When Trinidad and Tobago qualified for the 2006 World Cup, that country's soccer general secretary, the Blatterite FIFA vice-president and millionaire Jack Warner, joined the ticket scam action, clearing a profit of US$3200, or 60%, on each ticket-travel package sold by his travel agency's monopoly of tickets. Warner was also chair of the FIFA youth committee that gave the Under-17 World Youth Championship for 2001 to Trinidad, a happy decision for the Warner family group of companies that had the fast food and beverage contract, the software contract, the travel contract and the accommodation contract.

And all the while, Blatter dreams of a two-yearly World Cup — twice the frequency, twice the television fees, twice the corporate sponsorship, twice the perks — that is, when the former president of the "World Society of Friends of Suspenders" (who regretted "women replacing suspender belts with pantyhose") isn't blurting out to the press his desire to see women soccer players wearing tighter, more buttock-defining shorts.

But FIFA is not easily embarrassed, whether by the voyeuristic fetishes of its president or a history of cosying up to tyrants under the guise of "keeping politics out of sport". FIFA presidents have enjoyed the company of Brazil's and Argentina's murderous military juntas of past decades, and the dictator of Nigeria where, as the regime hanged the writer, Ken Saro-Wiwa, and eight other dissidents, Blatter awarded that country the rights to host the 1997 World Youth Soccer Championship. FIFA does business wherever it's found.

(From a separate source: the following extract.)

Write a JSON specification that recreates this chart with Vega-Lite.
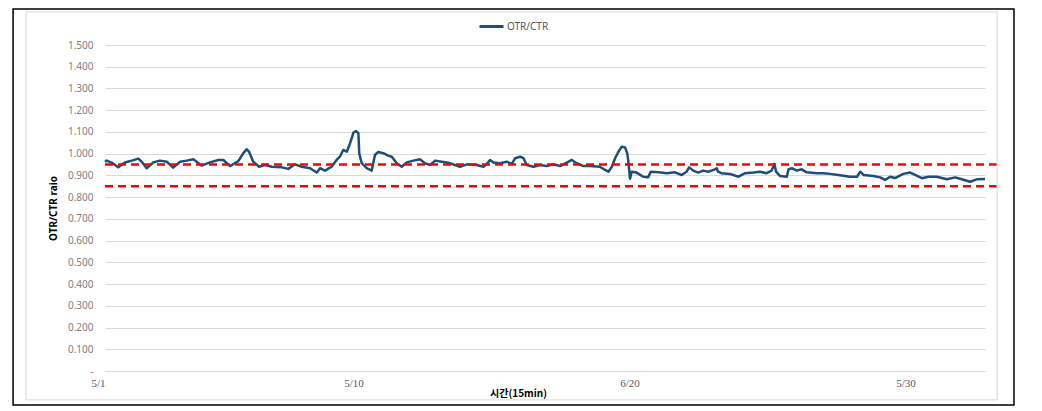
{
  "$schema": "https://vega.github.io/schema/vega-lite/v6.json",
  "width": 880,
  "height": 326,
  "autosize": "none",
  "padding": {"left": 105, "top": 45, "right": 57, "bottom": 40},
  "background": "white",
  "config": {
    "view": {"stroke": null},
    "font": "Noto Sans",
    "axisX": {
      "labelFlush": false, "labelOverlap": false, "grid": false, "ticks": false, "domain": true,
      "domainColor": "#d9d9d9", "domainWidth": 1, "labelPadding": 6, "labelFont": "Liberation Serif",
      "labelFontSize": 11, "labelColor": "#595959", "titleFont": "Noto Sans CJK KR", "titleFontSize": 10,
      "titleFontWeight": "bold", "titleColor": "#000000", "titleX": 413, "titleY": 22,
      "titleAlign": "center", "titleBaseline": "middle"
    },
    "axisY": {
      "labelOverlap": false, "domain": false, "ticks": false, "grid": true, "gridColor": "#d9d9d9",
      "gridWidth": 1, "labelPadding": 12, "labelColor": "#7f7f7f", "labelFontSize": 10,
      "titleFontSize": 10, "titleFontWeight": "bold", "titleColor": "#000000", "titleX": -52,
      "titleY": 163, "titleAngle": -90, "titleAlign": "center", "titleBaseline": "middle"
    }
  },
  "datasets": {
    "ratio": [
      {"day": 0.00, "ratio": 0.963}, {"day": 0.06, "ratio": 0.968}, {"day": 0.24, "ratio": 0.959}, {"day": 0.48, "ratio": 0.937},
      {"day": 0.72, "ratio": 0.959}, {"day": 0.97, "ratio": 0.968}, {"day": 1.21, "ratio": 0.977}, {"day": 1.33, "ratio": 0.963},
      {"day": 1.51, "ratio": 0.933}, {"day": 1.75, "ratio": 0.960}, {"day": 1.99, "ratio": 0.968}, {"day": 2.24, "ratio": 0.963},
      {"day": 2.47, "ratio": 0.936}, {"day": 2.72, "ratio": 0.963}, {"day": 2.96, "ratio": 0.968}, {"day": 3.20, "ratio": 0.974},
      {"day": 3.50, "ratio": 0.945}, {"day": 3.80, "ratio": 0.960}, {"day": 4.11, "ratio": 0.971}, {"day": 4.29, "ratio": 0.971},
      {"day": 4.53, "ratio": 0.943}, {"day": 4.83, "ratio": 0.966}, {"day": 5.01, "ratio": 1.002}, {"day": 5.13, "ratio": 1.020},
      {"day": 5.22, "ratio": 1.009}, {"day": 5.37, "ratio": 0.963}, {"day": 5.58, "ratio": 0.940}, {"day": 5.80, "ratio": 0.948},
      {"day": 6.04, "ratio": 0.940}, {"day": 6.40, "ratio": 0.937}, {"day": 6.64, "ratio": 0.930}, {"day": 6.88, "ratio": 0.951},
      {"day": 7.13, "ratio": 0.940}, {"day": 7.43, "ratio": 0.933}, {"day": 7.67, "ratio": 0.913}, {"day": 7.79, "ratio": 0.933},
      {"day": 7.97, "ratio": 0.922}, {"day": 8.21, "ratio": 0.940}, {"day": 8.39, "ratio": 0.971}, {"day": 8.51, "ratio": 0.986},
      {"day": 8.63, "ratio": 1.017}, {"day": 8.76, "ratio": 1.009}, {"day": 8.88, "ratio": 1.048}, {"day": 9.00, "ratio": 1.097},
      {"day": 9.09, "ratio": 1.104}, {"day": 9.18, "ratio": 1.094}, {"day": 9.21, "ratio": 1.002}, {"day": 9.30, "ratio": 0.956},
      {"day": 9.48, "ratio": 0.933}, {"day": 9.66, "ratio": 0.922}, {"day": 9.78, "ratio": 0.994}, {"day": 9.90, "ratio": 1.008},
      {"day": 10.08, "ratio": 1.002}, {"day": 10.26, "ratio": 0.991}, {"day": 10.39, "ratio": 0.986}, {"day": 10.57, "ratio": 0.956},
      {"day": 10.75, "ratio": 0.940}, {"day": 10.93, "ratio": 0.960}, {"day": 11.17, "ratio": 0.968}, {"day": 11.41, "ratio": 0.974},
      {"day": 11.59, "ratio": 0.956}, {"day": 11.78, "ratio": 0.948}, {"day": 11.96, "ratio": 0.968}, {"day": 12.20, "ratio": 0.963},
      {"day": 12.44, "ratio": 0.958}, {"day": 12.68, "ratio": 0.948}, {"day": 12.86, "ratio": 0.940}, {"day": 13.11, "ratio": 0.951},
      {"day": 13.47, "ratio": 0.948}, {"day": 13.71, "ratio": 0.940}, {"day": 13.83, "ratio": 0.953}, {"day": 13.95, "ratio": 0.971},
      {"day": 14.07, "ratio": 0.959}, {"day": 14.31, "ratio": 0.956}, {"day": 14.55, "ratio": 0.963}, {"day": 14.74, "ratio": 0.953},
      {"day": 14.86, "ratio": 0.979}, {"day": 15.04, "ratio": 0.986}, {"day": 15.16, "ratio": 0.979}, {"day": 15.28, "ratio": 0.948},
      {"day": 15.52, "ratio": 0.940}, {"day": 15.76, "ratio": 0.948}, {"day": 16.00, "ratio": 0.943}, {"day": 16.24, "ratio": 0.951},
      {"day": 16.49, "ratio": 0.943}, {"day": 16.73, "ratio": 0.959}, {"day": 16.91, "ratio": 0.971}, {"day": 17.09, "ratio": 0.956},
      {"day": 17.33, "ratio": 0.943}, {"day": 17.57, "ratio": 0.943}, {"day": 17.93, "ratio": 0.940}, {"day": 18.12, "ratio": 0.925},
      {"day": 18.24, "ratio": 0.917}, {"day": 18.36, "ratio": 0.940}, {"day": 18.48, "ratio": 0.979}, {"day": 18.60, "ratio": 1.009},
      {"day": 18.72, "ratio": 1.032}, {"day": 18.84, "ratio": 1.029}, {"day": 18.92, "ratio": 1.002}, {"day": 18.96, "ratio": 0.963},
      {"day": 19.02, "ratio": 0.885}, {"day": 19.08, "ratio": 0.917}, {"day": 19.26, "ratio": 0.913}, {"day": 19.50, "ratio": 0.894},
      {"day": 19.68, "ratio": 0.892}, {"day": 19.77, "ratio": 0.917}, {"day": 20.05, "ratio": 0.914}, {"day": 20.35, "ratio": 0.910},
      {"day": 20.65, "ratio": 0.914}, {"day": 20.89, "ratio": 0.902}, {"day": 21.07, "ratio": 0.917}, {"day": 21.16, "ratio": 0.937},
      {"day": 21.31, "ratio": 0.922}, {"day": 21.49, "ratio": 0.913}, {"day": 21.67, "ratio": 0.922}, {"day": 21.85, "ratio": 0.917},
      {"day": 22.10, "ratio": 0.928}, {"day": 22.16, "ratio": 0.933}, {"day": 22.21, "ratio": 0.917}, {"day": 22.34, "ratio": 0.910},
      {"day": 22.64, "ratio": 0.907}, {"day": 22.95, "ratio": 0.894}, {"day": 23.19, "ratio": 0.910}, {"day": 23.49, "ratio": 0.913},
      {"day": 23.73, "ratio": 0.917}, {"day": 23.97, "ratio": 0.910}, {"day": 24.15, "ratio": 0.922}, {"day": 24.25, "ratio": 0.953},
      {"day": 24.31, "ratio": 0.917}, {"day": 24.46, "ratio": 0.897}, {"day": 24.70, "ratio": 0.894}, {"day": 24.76, "ratio": 0.928},
      {"day": 24.88, "ratio": 0.933}, {"day": 25.06, "ratio": 0.922}, {"day": 25.24, "ratio": 0.928}, {"day": 25.42, "ratio": 0.914},
      {"day": 25.79, "ratio": 0.910}, {"day": 26.03, "ratio": 0.910}, {"day": 26.27, "ratio": 0.907}, {"day": 26.57, "ratio": 0.902},
      {"day": 26.99, "ratio": 0.894}, {"day": 27.24, "ratio": 0.894}, {"day": 27.36, "ratio": 0.917}, {"day": 27.48, "ratio": 0.902},
      {"day": 27.84, "ratio": 0.897}, {"day": 28.08, "ratio": 0.891}, {"day": 28.26, "ratio": 0.879}, {"day": 28.44, "ratio": 0.894},
      {"day": 28.62, "ratio": 0.888}, {"day": 28.92, "ratio": 0.907}, {"day": 29.17, "ratio": 0.913}, {"day": 29.35, "ratio": 0.902},
      {"day": 29.59, "ratio": 0.887}, {"day": 29.83, "ratio": 0.894}, {"day": 30.13, "ratio": 0.894}, {"day": 30.50, "ratio": 0.882},
      {"day": 30.80, "ratio": 0.891}, {"day": 31.04, "ratio": 0.882}, {"day": 31.34, "ratio": 0.871}, {"day": 31.58, "ratio": 0.882},
      {"day": 31.88, "ratio": 0.884}
    ],
    "limits": [{"limit": 0.95}, {"limit": 0.85}],
    "frame": [{"part": "frame"}]
  },
  "layer": [
    {
      "data": {"name": "frame"},
      "mark": {"type": "rect", "fill": null, "stroke": "#d9d9d9", "strokeWidth": 1, "clip": false},
      "encoding": {
        "x": {"datum": -2.86, "type": "quantitative", "axis": {
          "values": [0, 9, 19, 29],
          "labelExpr": "datum.value == 0 ? '5/1' : datum.value == 9 ? '5/10' : datum.value == 19 ? '6/20' : '5/30'",
          "labelAlign": {"condition": {"test": "datum.value == 0", "value": "right"}, "value": "center"},
          "title": "시간(15min)"}},
        "x2": {"datum": 32.32},
        "y": {"datum": 1.652, "type": "quantitative", "axis": {
          "values": [0, 0.1, 0.2, 0.3, 0.4, 0.5, 0.6, 0.7, 0.8, 0.9, 1.0, 1.1, 1.2, 1.3, 1.4, 1.5],
          "labelExpr": "datum.value == 0 ? '-' : format(datum.value, '.3f')",
          "title": "OTR/CTR raio"}},
        "y2": {"datum": -0.133}
      }
    },
    {
      "data": {"name": "frame"},
      "mark": {"type": "rect", "fill": null, "stroke": "#000000", "strokeWidth": 1.5, "clip": false},
      "encoding": {
        "x": {"datum": -3.33, "type": "quantitative", "axis": {
          "values": [0, 9, 19, 29],
          "labelExpr": "datum.value == 0 ? '5/1' : datum.value == 9 ? '5/10' : datum.value == 19 ? '6/20' : '5/30'",
          "labelAlign": {"condition": {"test": "datum.value == 0", "value": "right"}, "value": "center"},
          "title": "시간(15min)"}},
        "x2": {"datum": 32.93},
        "y": {"datum": 1.666, "type": "quantitative", "axis": {
          "values": [0, 0.1, 0.2, 0.3, 0.4, 0.5, 0.6, 0.7, 0.8, 0.9, 1.0, 1.1, 1.2, 1.3, 1.4, 1.5],
          "labelExpr": "datum.value == 0 ? '-' : format(datum.value, '.3f')",
          "title": "OTR/CTR raio"}},
        "y2": {"datum": -0.156}
      }
    },
    {
      "data": {"name": "ratio"},
      "mark": {"type": "line", "strokeWidth": 2.5, "strokeJoin": "round"},
      "encoding": {
        "x": {
          "field": "day", "type": "quantitative",
          "scale": {"domain": [0, 31.88], "nice": false, "zero": false},
          "axis": {
            "values": [0, 9, 19, 29],
            "labelExpr": "datum.value == 0 ? '5/1' : datum.value == 9 ? '5/10' : datum.value == 19 ? '6/20' : '5/30'",
            "labelAlign": {"condition": {"test": "datum.value == 0", "value": "right"}, "value": "center"},
            "title": "시간(15min)"
          }
        },
        "y": {
          "field": "ratio", "type": "quantitative",
          "scale": {"domain": [0, 1.5], "nice": false},
          "axis": {
            "values": [0, 0.1, 0.2, 0.3, 0.4, 0.5, 0.6, 0.7, 0.8, 0.9, 1.0, 1.1, 1.2, 1.3, 1.4, 1.5],
            "labelExpr": "datum.value == 0 ? '-' : format(datum.value, '.3f')",
            "title": "OTR/CTR raio"
          }
        },
        "color": {
          "datum": "OTR/CTR", "type": "nominal",
          "scale": {"range": ["#1f4e79"]},
          "legend": {
            "orient": "none",
            "legendX": 373,
            "legendY": -32,
            "direction": "horizontal",
            "title": null,
            "symbolType": "stroke",
            "symbolSize": 576,
            "symbolStrokeWidth": 3,
            "labelFontSize": 10,
            "labelColor": "#595959",
            "labelOffset": 2
          }
        }
      }
    },
    {
      "data": {"name": "limits"},
      "mark": {"type": "rule", "color": "#ff0000", "strokeWidth": 2.5, "strokeDash": [8, 5], "clip": false},
      "encoding": {
        "x": {"datum": 0, "type": "quantitative", "axis": {
          "values": [0, 9, 19, 29],
          "labelExpr": "datum.value == 0 ? '5/1' : datum.value == 9 ? '5/10' : datum.value == 19 ? '6/20' : '5/30'",
          "labelAlign": {"condition": {"test": "datum.value == 0", "value": "right"}, "value": "center"},
          "title": "시간(15min)"}},
        "x2": {"datum": 32.3},
        "y": {"field": "limit", "type": "quantitative", "axis": {
          "values": [0, 0.1, 0.2, 0.3, 0.4, 0.5, 0.6, 0.7, 0.8, 0.9, 1.0, 1.1, 1.2, 1.3, 1.4, 1.5],
          "labelExpr": "datum.value == 0 ? '-' : format(datum.value, '.3f')",
          "title": "OTR/CTR raio"}}
      }
    }
  ]
}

Jennings's book is a volatile mix of the demonstrated, alleged and plausibly speculative, whose damning potential causes Blatter and his FIFA acolytes to slam down telephones, deploy solicitors and post beefy security guards to prevent Jennings attending press conferences. The off-field corporate and bureaucratic exploiters of "the people's game" deserve every bit as much attention as the exploits of the Kewells and Zidanes on the field.